Please transcribe the data below exactly. Leave the pictures out.

-*-*-

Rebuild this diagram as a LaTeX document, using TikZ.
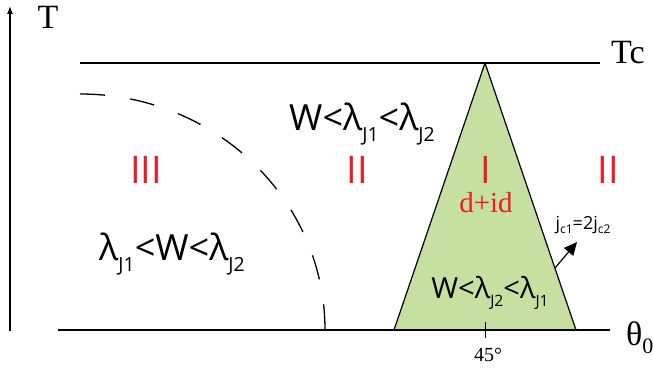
\documentclass[tikz,border=0pt]{standalone}
\usepackage{fontspec}
\setmainfont{Liberation Serif}
\newfontfamily\myriad{Open Sans}
\usepackage{xcolor}
\usetikzlibrary{arrows.meta}
\definecolor{phasegreen}{RGB}{197,224,160}
\definecolor{phasered}{RGB}{237,28,36}
\newcommand{\lowsub}[1]{\raisebox{-0.55ex}{\fontsize{0.54em}{1em}\selectfont #1}}

\begin{document}
\begin{tikzpicture}[x=1pt,y=-1pt,>=Latex,line join=round,
  region/.style={text=phasered,inner sep=0pt,font=\fontsize{38}{38}\selectfont\myriad},
  ineq/.style={inner sep=0pt,font=\fontsize{36}{36}\selectfont\myriad},
  axlabel/.style={inner sep=0pt,font=\fontsize{34}{34}\selectfont}]
  \useasboundingbox (0,0) rectangle (653,371);
  % axes
  \coordinate (O) at (10,331);
  \coordinate (Ytop) at (10,6);
  \coordinate (Xl) at (58,330);
  \coordinate (Xr) at (610,330);
  \coordinate (TcL) at (80,63);
  \coordinate (TcR) at (600,63);
  % triangle of phase I
  \coordinate (Apex) at (485,63);
  \coordinate (BL) at (394,330);
  \coordinate (BR) at (576,330);
  \coordinate (Foot) at (555,268);
  \coordinate (Tip) at (577,242);
  \filldraw[fill=phasegreen,line width=1.2pt] (BL) -- (Apex) -- (BR) -- cycle;
  \draw[->,line width=1.1pt] (O) -- (Ytop);
  \draw[line width=1.2pt] (Xl) -- (Xr);
  \draw[line width=1.1pt] (TcL) -- (TcR);
  \draw[line width=0.8pt] (485,322) -- (485,338);
  % dashed boundary
  \draw[line width=1.3pt,dash pattern=on 25pt off 25.3pt] (80,94)
    arc[start angle=-90,end angle=0,x radius=245,y radius=236];
  \draw[-{Triangle[length=13pt,width=12pt]},line width=1.2pt] (Foot) -- (Tip);
  % labels
  \node[axlabel] (T) at (48,17) {T};
  \node[axlabel,anchor=west] (Tc) at (611,53) {Tc};
  \node[axlabel,anchor=west] (theta) at (626,338) {θ\raisebox{-0.5ex}{\fontsize{22}{22}\selectfont 0}};
  \node[inner sep=0pt,font=\fontsize{20}{20}\selectfont] (deg) at (488,355) {45°};
  \node[region] (r3) at (146,170) {III};
  \node[region] (r2a) at (357,170) {II};
  \node[region] (r1) at (486,170) {I};
  \node[region] (r2b) at (608,170) {II};
  \node[text=phasered,inner sep=0pt,font=\fontsize{29}{29}\selectfont] (did) at (486,203) {d+id};
  \node[ineq] (top) at (362,124) {W<λ\lowsub{J1}<λ\lowsub{J2}};
  \node[ineq] (left) at (172,254) {λ\lowsub{J1}<W<λ\lowsub{J2}};
  \node[ineq,font=\fontsize{29}{29}\selectfont\myriad] (inner) at (490,293) {W<λ\lowsub{J2}<λ\lowsub{J1}};
  \node[inner sep=0pt,font=\fontsize{18}{18}\selectfont\myriad] (jc) at (583,225)
    {j\raisebox{-0.5ex}{\fontsize{12}{12}\selectfont c1}=2j\raisebox{-0.5ex}{\fontsize{12}{12}\selectfont c2}};
\end{tikzpicture}
\end{document}
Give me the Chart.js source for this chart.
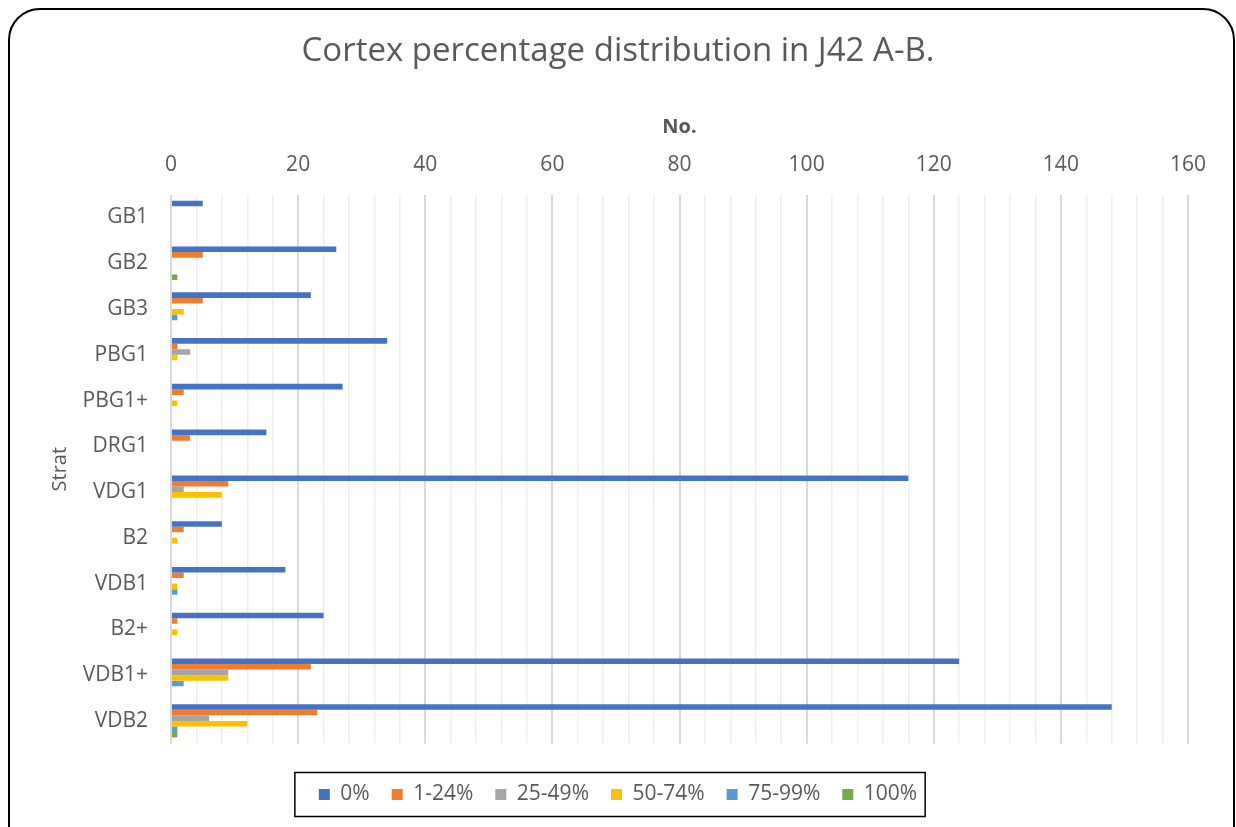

-*-*-

- [Expected answer]:
Rebuild this diagram as a LaTeX document, using TikZ.
\documentclass[tikz,border=0pt]{standalone}
\usepackage{fontspec}
\setmainfont{Liberation Serif}
\newfontfamily\myriad{Open Sans}
\usepackage{xcolor}
\usetikzlibrary{arrows.meta}
\definecolor{phasegreen}{RGB}{197,224,160}
\definecolor{phasered}{RGB}{237,28,36}
\newcommand{\lowsub}[1]{\raisebox{-0.55ex}{\fontsize{0.54em}{1em}\selectfont #1}}

\begin{document}
\begin{tikzpicture}[x=1pt,y=-1pt,>=Latex,line join=round,
  region/.style={text=phasered,inner sep=0pt,font=\fontsize{38}{38}\selectfont\myriad},
  ineq/.style={inner sep=0pt,font=\fontsize{36}{36}\selectfont\myriad},
  axlabel/.style={inner sep=0pt,font=\fontsize{34}{34}\selectfont}]
  \useasboundingbox (0,0) rectangle (653,371);
  % axes
  \coordinate (O) at (10,331);
  \coordinate (Ytop) at (10,6);
  \coordinate (Xl) at (58,330);
  \coordinate (Xr) at (610,330);
  \coordinate (TcL) at (80,63);
  \coordinate (TcR) at (600,63);
  % triangle of phase I
  \coordinate (Apex) at (485,63);
  \coordinate (BL) at (394,330);
  \coordinate (BR) at (576,330);
  \coordinate (Foot) at (555,268);
  \coordinate (Tip) at (577,242);
  \filldraw[fill=phasegreen,line width=1.2pt] (BL) -- (Apex) -- (BR) -- cycle;
  \draw[->,line width=1.1pt] (O) -- (Ytop);
  \draw[line width=1.2pt] (Xl) -- (Xr);
  \draw[line width=1.1pt] (TcL) -- (TcR);
  \draw[line width=0.8pt] (485,322) -- (485,338);
  % dashed boundary
  \draw[line width=1.3pt,dash pattern=on 25pt off 25.3pt] (80,94)
    arc[start angle=-90,end angle=0,x radius=245,y radius=236];
  \draw[-{Triangle[length=13pt,width=12pt]},line width=1.2pt] (Foot) -- (Tip);
  % labels
  \node[axlabel] (T) at (48,17) {T};
  \node[axlabel,anchor=west] (Tc) at (611,53) {Tc};
  \node[axlabel,anchor=west] (theta) at (626,338) {θ\raisebox{-0.5ex}{\fontsize{22}{22}\selectfont 0}};
  \node[inner sep=0pt,font=\fontsize{20}{20}\selectfont] (deg) at (488,355) {45°};
  \node[region] (r3) at (146,170) {III};
  \node[region] (r2a) at (357,170) {II};
  \node[region] (r1) at (486,170) {I};
  \node[region] (r2b) at (608,170) {II};
  \node[text=phasered,inner sep=0pt,font=\fontsize{29}{29}\selectfont] (did) at (486,203) {d+id};
  \node[ineq] (top) at (362,124) {W<λ\lowsub{J1}<λ\lowsub{J2}};
  \node[ineq] (left) at (172,254) {λ\lowsub{J1}<W<λ\lowsub{J2}};
  \node[ineq,font=\fontsize{29}{29}\selectfont\myriad] (inner) at (490,293) {W<λ\lowsub{J2}<λ\lowsub{J1}};
  \node[inner sep=0pt,font=\fontsize{18}{18}\selectfont\myriad] (jc) at (583,225)
    {j\raisebox{-0.5ex}{\fontsize{12}{12}\selectfont c1}=2j\raisebox{-0.5ex}{\fontsize{12}{12}\selectfont c2}};
\end{tikzpicture}
\end{document}
Give me the Chart.js source for this chart.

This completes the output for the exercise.